I second Arup's suggestion for the Aleph. On the other hand, there are other excellent suggestions in your short-list.
In another vein, pls let me state the obvious: the machines suggested DO sound different from one another (regardless of their capacity to drive the 802s) -- so DO give your musical tastes top priority!
Example: IMO, the Aleph has an "all-rounder" sound -- but that's my set of ears...
Thanks! FYI - they are Series3 802Ms. Musical taste is almost 100% classical, majority of it is digital. The rest of the system is certainly not up to par with the speakers thus the desire to begin moving up the components as budget allows. Again, the system was an older set of Luxman 150w SS separates with a Philips (900 series?) player. At the time, the Philips was highly rated as a budget player with an excellent transport and thus could be easily upgraded later with an outboard DAC (or so I was led to believe). The speakers were biwired with Audioquest cables (would have to doublecheck which model) and AQ interconnects. Thanks again for everyone's help. I'm excited to have stumbled across this forum.

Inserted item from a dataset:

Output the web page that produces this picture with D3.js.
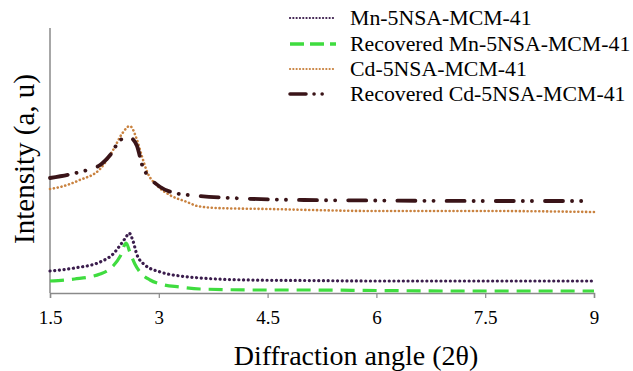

I have these speakers and have used them with the Bryston 4b/Bp 20 for years. Then I upgraded to the audio Research VT100 MKII with LS 25 MKII preamp. This is the amp for these speakers. Powerful tuneful bass, liquid mids and natural highs. This combo is expensive though. Every audio salesperson and audiophile I talked to before I bought the amp told me it wouldn't work not enough current for the 802s. This all turned out to be very wrong. You have to try out the amp before you commit to it. Thats what I did and now I have one of the best sounding systems that exists.